- [Problem to work on]: Repeat the material verbatim and drop the pictures.

- [Information shown]:
[BEGIN]

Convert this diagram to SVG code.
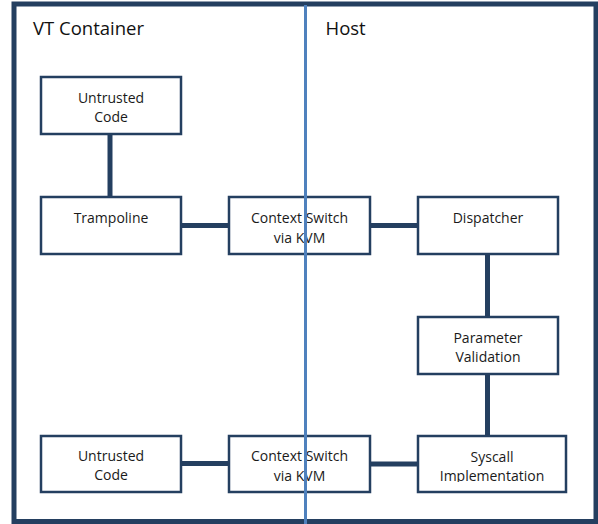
<svg xmlns="http://www.w3.org/2000/svg" width="598" height="524" viewBox="0 0 598 524">
<style>
.box{fill:#fff;stroke:#243f60;stroke-width:2.5}
.lbl{font-family:"Open Sans","Liberation Sans",sans-serif;font-size:14px;fill:#1a1a1a;text-anchor:middle}
.title{font-family:"Open Sans","Liberation Sans",sans-serif;font-size:18.5px;fill:#111}
.conn{stroke:#243f60;stroke-width:5;fill:none}
</style>
<defs>
<clipPath id="clipImpl"><rect x="418" y="436" width="148" height="46"/></clipPath>
</defs>
<rect x="0" y="0" width="598" height="524" fill="#fff"/>
<rect id="frame" x="14" y="4" width="582" height="517.5" fill="none" stroke="#243f60" stroke-width="5"/>
<text class="title" x="33" y="35">VT Container</text>
<text class="title" x="325.5" y="35">Host</text>
<g id="connectors">
<line class="conn" x1="110" y1="134" x2="110" y2="197"/>
<line class="conn" x1="181" y1="225.5" x2="229" y2="225.5"/>
<line class="conn" x1="370" y1="225.5" x2="418" y2="225.5"/>
<line class="conn" x1="487.5" y1="254" x2="487.5" y2="317"/>
<line class="conn" x1="487.5" y1="374" x2="487.5" y2="436"/>
<line class="conn" x1="181" y1="463.5" x2="229" y2="463.5"/>
<line class="conn" x1="370" y1="464" x2="418" y2="464"/>
</g>
<g id="untrusted1">
<rect class="box" x="41" y="77" width="140" height="57"/>
<text class="lbl" x="111" y="102.7">Untrusted</text>
<text class="lbl" x="111" y="121.7">Code</text>
</g>
<g id="trampoline">
<rect class="box" x="41" y="197" width="140" height="57"/>
<text class="lbl" x="111" y="223.3">Trampoline</text>
</g>
<g id="ctx1">
<rect class="box" x="229" y="197" width="141" height="57"/>
<text class="lbl" x="299.5" y="223.3">Context Switch</text>
<text class="lbl" x="299.5" y="243.3">via KVM</text>
</g>
<g id="dispatcher">
<rect class="box" x="418" y="197" width="140" height="57"/>
<text class="lbl" x="488" y="223.3">Dispatcher</text>
</g>
<g id="paramval">
<rect class="box" x="418" y="317" width="140" height="57"/>
<text class="lbl" x="488" y="342.7">Parameter</text>
<text class="lbl" x="488" y="361.7">Validation</text>
</g>
<g id="untrusted2">
<rect class="box" x="41" y="436" width="140" height="56"/>
<text class="lbl" x="111" y="460.7">Untrusted</text>
<text class="lbl" x="111" y="480">Code</text>
</g>
<g id="ctx2">
<rect class="box" x="229" y="436" width="141" height="56"/>
<text class="lbl" x="299.5" y="460.7">Context Switch</text>
<text class="lbl" x="299.5" y="480.7">via KVM</text>
</g>
<g id="syscall">
<rect class="box" x="418" y="436" width="148" height="56"/>
<text class="lbl" x="492" y="461.7">Syscall</text>
<text class="lbl" x="492" y="480.5" clip-path="url(#clipImpl)">Implementation</text>
</g>
<line id="divider" x1="305.5" y1="5" x2="305.5" y2="524" stroke="#4f81bd" stroke-width="3"/>
</svg>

[END]

- [Result of the task]:
Convert this diagram to SVG code.
<svg xmlns="http://www.w3.org/2000/svg" width="598" height="524" viewBox="0 0 598 524">
<style>
.box{fill:#fff;stroke:#243f60;stroke-width:2.5}
.lbl{font-family:"Open Sans","Liberation Sans",sans-serif;font-size:14px;fill:#1a1a1a;text-anchor:middle}
.title{font-family:"Open Sans","Liberation Sans",sans-serif;font-size:18.5px;fill:#111}
.conn{stroke:#243f60;stroke-width:5;fill:none}
</style>
<defs>
<clipPath id="clipImpl"><rect x="418" y="436" width="148" height="46"/></clipPath>
</defs>
<rect x="0" y="0" width="598" height="524" fill="#fff"/>
<rect id="frame" x="14" y="4" width="582" height="517.5" fill="none" stroke="#243f60" stroke-width="5"/>
<text class="title" x="33" y="35">VT Container</text>
<text class="title" x="325.5" y="35">Host</text>
<g id="connectors">
<line class="conn" x1="110" y1="134" x2="110" y2="197"/>
<line class="conn" x1="181" y1="225.5" x2="229" y2="225.5"/>
<line class="conn" x1="370" y1="225.5" x2="418" y2="225.5"/>
<line class="conn" x1="487.5" y1="254" x2="487.5" y2="317"/>
<line class="conn" x1="487.5" y1="374" x2="487.5" y2="436"/>
<line class="conn" x1="181" y1="463.5" x2="229" y2="463.5"/>
<line class="conn" x1="370" y1="464" x2="418" y2="464"/>
</g>
<g id="untrusted1">
<rect class="box" x="41" y="77" width="140" height="57"/>
<text class="lbl" x="111" y="102.7">Untrusted</text>
<text class="lbl" x="111" y="121.7">Code</text>
</g>
<g id="trampoline">
<rect class="box" x="41" y="197" width="140" height="57"/>
<text class="lbl" x="111" y="223.3">Trampoline</text>
</g>
<g id="ctx1">
<rect class="box" x="229" y="197" width="141" height="57"/>
<text class="lbl" x="299.5" y="223.3">Context Switch</text>
<text class="lbl" x="299.5" y="243.3">via KVM</text>
</g>
<g id="dispatcher">
<rect class="box" x="418" y="197" width="140" height="57"/>
<text class="lbl" x="488" y="223.3">Dispatcher</text>
</g>
<g id="paramval">
<rect class="box" x="418" y="317" width="140" height="57"/>
<text class="lbl" x="488" y="342.7">Parameter</text>
<text class="lbl" x="488" y="361.7">Validation</text>
</g>
<g id="untrusted2">
<rect class="box" x="41" y="436" width="140" height="56"/>
<text class="lbl" x="111" y="460.7">Untrusted</text>
<text class="lbl" x="111" y="480">Code</text>
</g>
<g id="ctx2">
<rect class="box" x="229" y="436" width="141" height="56"/>
<text class="lbl" x="299.5" y="460.7">Context Switch</text>
<text class="lbl" x="299.5" y="480.7">via KVM</text>
</g>
<g id="syscall">
<rect class="box" x="418" y="436" width="148" height="56"/>
<text class="lbl" x="492" y="461.7">Syscall</text>
<text class="lbl" x="492" y="480.5" clip-path="url(#clipImpl)">Implementation</text>
</g>
<line id="divider" x1="305.5" y1="5" x2="305.5" y2="524" stroke="#4f81bd" stroke-width="3"/>
</svg>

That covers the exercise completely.